Il recente tramonto della figura del critico musicale professionista è in qualche modo legato a un interrogativo rimasto aperto sulla sua funzione, sia all’interno del contesto in cui il suo contributo prende forma e acquista visibilità (quotidiani, riviste specializzate, telegiornali, ecc…) sia in quello più ampio del pubblico cui tale lavoro è destinato. Da un punto di vista prettamente pratico, la recensione musicale è un articolo di cronaca ed ha a che fare quindi principalmente con l’informazione. Essa deve rendere conto di un avvenimento e fornire ai propri lettori le indicazioni necessarie per comprenderne la natura, la qualità, gli esiti e le finalità. Dal momento però che l’avvenimento di cui si occupa il recensore è, almeno in linea di principio, veicolo di contenuti e messaggi artistici, egli sarà chiamato ad informare il pubblico anche sulla loro portata culturale, sul contesto storico in cui si colloca il repertorio proposto (soprattutto se si parla di musiche poco conosciute) e sui suoi presupposti estetici. Persino il tanto deprecato preannuncio di uno spettacolo è potenzialmente capace di dare una corretta informazione ai potenziali spettatori, mettendoli nella condizione di prepararsi al meglio al programma che si apprestano ad ascoltare e indirizzandone opportunamente l’attenzione. Da presentazione e resoconto, l’articolo del critico diviene quindi un mezzo di diffusione della cultura, uno strumento quasi didattico finalizzato all’estensione dell’educazione alla musica. Esso si fa carico di fornire delle risposte chiare alle domande dei lettori, di rendere le loro stesse impressioni più consapevoli ed articolate, di collegarle a fatti musicali, di creare la curiosità e l’interesse che stanno alla base della fioritura della vita artistica di una città o di una nazione. E in questo possono rientrare anche le considerazioni, non direttamente legate alla performance, relative agli interpreti, agli enti che promuovono e sostengono le attività concertistiche e discografiche, alla loro situazione economica e alle possibilità d’intervento delle istituzioni pubbliche. Tutte queste notizie fanno effettivamente parte del panorama che rende possibile l’esistenza stessa di un circuito musicale attivo, il cui centro è, e deve continuare ad essere, al musica. (NB)



Riferimenti Bibliografici


Paul Griffiths, Finalità ed effetti della critica, in Enciclopedia della musica, dir.
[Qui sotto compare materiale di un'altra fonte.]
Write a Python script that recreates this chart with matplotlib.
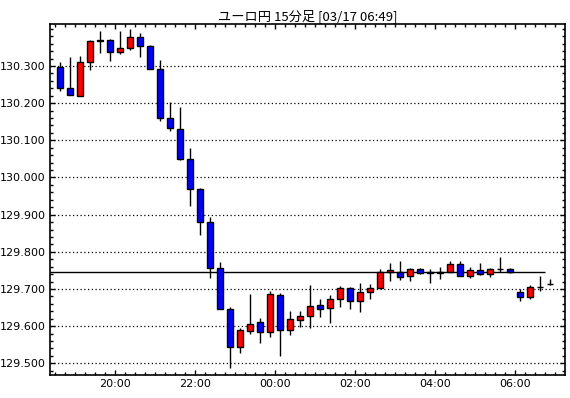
"""
EUR/JPY 15 minute candles
"""
import matplotlib
matplotlib.use("Agg")
import matplotlib.pyplot as plt
import numpy as np

plt.rcParams['font.family'] = ['Noto Sans CJK JP', 'DejaVu Sans']

# candle data, 15 min bars starting 18:30
start_min = 18 * 60 + 30
opens = [130.296, 130.240, 130.218, 130.310, 130.367, 130.369, 130.337, 130.348, 130.378, 130.353,
         130.291, 130.161, 130.130, 130.051, 129.969, 129.880, 129.756, 129.645, 129.544, 129.587,
         129.610, 129.585, 129.684, 129.589, 129.617, 129.626, 129.656, 129.648, 129.672, 129.702,
         129.668, 129.691, 129.702, 129.745, 129.747, 129.734, 129.753, 129.745, 129.747, 129.747,
         129.767, 129.735, 129.751, 129.740, 129.753, 129.753, 129.691, 129.679, 129.705, 129.714]
highs = [130.312, 130.325, 130.328, 130.369, 130.395, 130.373, 130.395, 130.400, 130.389, 130.357,
         130.316, 130.202, 130.191, 130.078, 129.972, 129.894, 129.772, 129.651, 129.594, 129.686,
         129.621, 129.695, 129.690, 129.641, 129.641, 129.711, 129.672, 129.684, 129.708, 129.705,
         129.717, 129.714, 129.754, 129.770, 129.776, 129.756, 129.756, 129.753, 129.760, 129.776,
         129.776, 129.759, 129.769, 129.757, 129.785, 129.757, 129.700, 129.711, 129.735, 129.726]
lows = [130.233, 130.221, 130.218, 130.290, 130.334, 130.314, 130.332, 130.344, 130.325, 130.291,
        130.152, 130.124, 130.047, 129.922, 129.844, 129.729, 129.645, 129.486, 129.528, 129.578,
        129.555, 129.571, 129.519, 129.576, 129.598, 129.594, 129.624, 129.609, 129.652, 129.646,
        129.639, 129.673, 129.702, 129.722, 129.724, 129.722, 129.740, 129.715, 129.727, 129.747,
        129.735, 129.729, 129.737, 129.732, 129.747, 129.742, 129.668, 129.674, 129.695, 129.711]
closes = [130.240, 130.222, 130.310, 130.367, 130.370, 130.337, 130.349, 130.378, 130.353, 130.291,
          130.161, 130.134, 130.051, 129.969, 129.880, 129.756, 129.645, 129.544, 129.589, 129.607,
          129.585, 129.686, 129.589, 129.618, 129.626, 129.653, 129.647, 129.672, 129.702, 129.668,
          129.691, 129.702, 129.745, 129.750, 129.733, 129.753, 129.742, 129.744, 129.742, 129.767,
          129.735, 129.751, 129.740, 129.753, 129.753, 129.745, 129.679, 129.705, 129.705, 129.714]
ref_price = 129.745
hour_labels = ['20:00', '22:00', '00:00', '02:00', '04:00', '06:00']
title = 'ユーロ円 15分足 [03/17 06:49]'

opens = np.array(opens)
closes = np.array(closes)
n = len(opens)
x = np.arange(n)


def time_to_pos(label):
    # candle i covers [start + 15*i, start + 15*(i+1)], drawn at its middle
    h, m = label.split(':')
    mins = int(h) * 60 + int(m)
    if mins < start_min:
        mins += 24 * 60
    return (mins - start_min) / 15 - 0.5


fig = plt.figure(figsize=(5.7, 3.98), dpi=100)
ax = fig.add_axes([50 / 570, 23 / 398, 515 / 570, 351 / 398])

# wicks
ax.vlines(x, lows, highs, color='black', lw=1, zorder=2)

# bodies
colors = np.where(closes > opens, '#ff0000', '#0000ff')
ax.bar(x, closes - opens, bottom=opens, width=0.62, color=colors,
       edgecolor='black', linewidth=1, zorder=3)

# current price line
ax.hlines(ref_price, -1.03, time_to_pos('06:45'), color='black', lw=1, zorder=1)

ax.set_xlim(-1.03, 50.47)
ax.set_ylim(129.4685, 130.413)

yt = np.arange(129.5, 130.31, 0.1)
ax.set_yticks(yt)
ax.set_yticklabels(['%.3f' % v for v in yt])
ax.set_yticks(np.arange(129.48, 130.41, 0.02), minor=True)
ax.grid(axis='y', which='major', color='black', linestyle=(0, (1, 2)), lw=0.9)

ax.set_xticks([time_to_pos(t) for t in hour_labels])
ax.set_xticklabels(hour_labels)
ax.set_xticks(np.arange(-0.5, 50.5, 1), minor=True)

ax.tick_params(which='both', direction='in', top=True, right=True,
               labelsize=8, width=1, pad=3)
ax.tick_params(which='major', length=3.6)
ax.tick_params(which='minor', length=2.2)
for lab in ax.get_xticklabels() + ax.get_yticklabels():
    lab.set_family('DejaVu Sans')

for sp in ax.spines.values():
    sp.set_linewidth(1.2)

ax.set_title(title, fontsize=9.5, pad=3)

fig.savefig('out.png', dpi=100)
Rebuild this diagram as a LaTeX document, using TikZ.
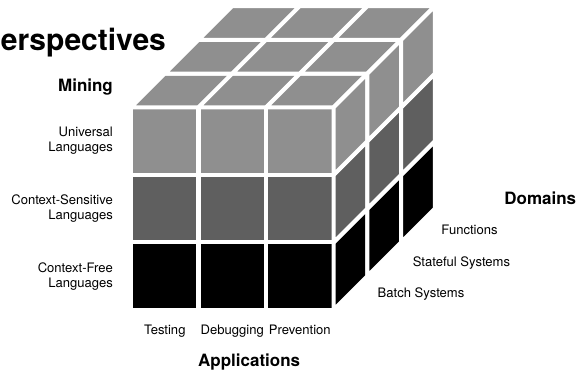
\documentclass[tikz,border=0pt]{standalone}
\usepackage{fontspec}
\setmainfont{TeX Gyre Heros}
\usetikzlibrary{positioning}
\definecolor{clight}{HTML}{8F8F8F}
\definecolor{cdark}{HTML}{5F5F5F}

\begin{document}
\begin{tikzpicture}[
    cell/.style={draw=white, line width=3.4pt, line join=round},
    axis/.style={font=\fontsize{14.3}{16}\selectfont\bfseries, inner sep=0pt},
    lvl/.style={font=\fontsize{11}{12.6}\selectfont, inner sep=0pt, align=right, anchor=east},
    tick/.style={font=\fontsize{11}{12.6}\selectfont, inner sep=0pt, anchor=base},
    dom/.style={font=\fontsize{11}{12.6}\selectfont, inner sep=0pt, anchor=base west},
]
\useasboundingbox (-3.88,-1.9) rectangle (13.27,9.18);
\clip (-3.88,-1.9) rectangle (13.27,9.18);

% === Front face: one row per language class ===
\foreach \j/\c in {0/black,1/cdark,2/clight}
  \foreach \i in {0,1,2}
    \filldraw[cell, fill=\c] (2*\i,2*\j) rectangle ++(2,2);

% === Top face ===
\foreach \k in {0,1,2}
  \foreach \i in {0,1,2}
    \filldraw[cell, fill=clight] (2*\i+\k,6+\k) -- ++(2,0) -- ++(1,1) -- ++(-2,0) -- cycle;

% === Right face: depth slices ===
\foreach \j/\c in {0/black,1/cdark,2/clight}
  \foreach \k in {0,1,2}
    \filldraw[cell, fill=\c] (6+\k,2*\j+\k) -- ++(1,1) -- ++(0,2) -- ++(-1,-1) -- cycle;

% Title (cut at the left border)
\node[font=\fontsize{25.3}{28}\selectfont\bfseries, anchor=base east, inner sep=0pt] (title) at (1.04,7.67) {Perspectives};

% Language axis
\node[axis, anchor=base east] (mining) at (-0.53,6.46) {Mining};
\node[lvl] (univ) at (-0.53,5) {Universal\\Languages};
\node[lvl] (csl) at (-0.53,3) {Context-Sensitive\\Languages};
\node[lvl] (cfl) at (-0.53,1) {Context-Free\\Languages};

% Application axis
\node[tick] (test) at (1,-0.74) {Testing};
\node[tick] (debug) at (3,-0.74) {Debugging};
\node[tick] (prev) at (5,-0.74) {Prevention};
\node[axis, anchor=base] (apps) at (3.5,-1.68) {Applications};

% Domain axis
\node[axis, anchor=base east] (dom) at (13.19,3.11) {Domains};
\node[dom] (func) at (9.19,2.22) {Functions};
\node[dom] (state) at (8.34,1.28) {Stateful Systems};
\node[dom] (batch) at (7.30,0.36) {Batch Systems};

\end{tikzpicture}
\end{document}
J.-J. Nattiez, vol. II, Torino, Einaudi, 2002, pp. 997-1010.

Leonardo Pinzauti, “Ma è proprio vero che è morta la critica musicale sui giornali”, in «Nuova rivista musicale italiana» 29 (1995), pp. 49-59.

Giuseppina La Face Bianconi, “La critica musicale italiana: un autoritratto”, in «Rivista italiana di musicologia» 26 (1991), pp. 117-135.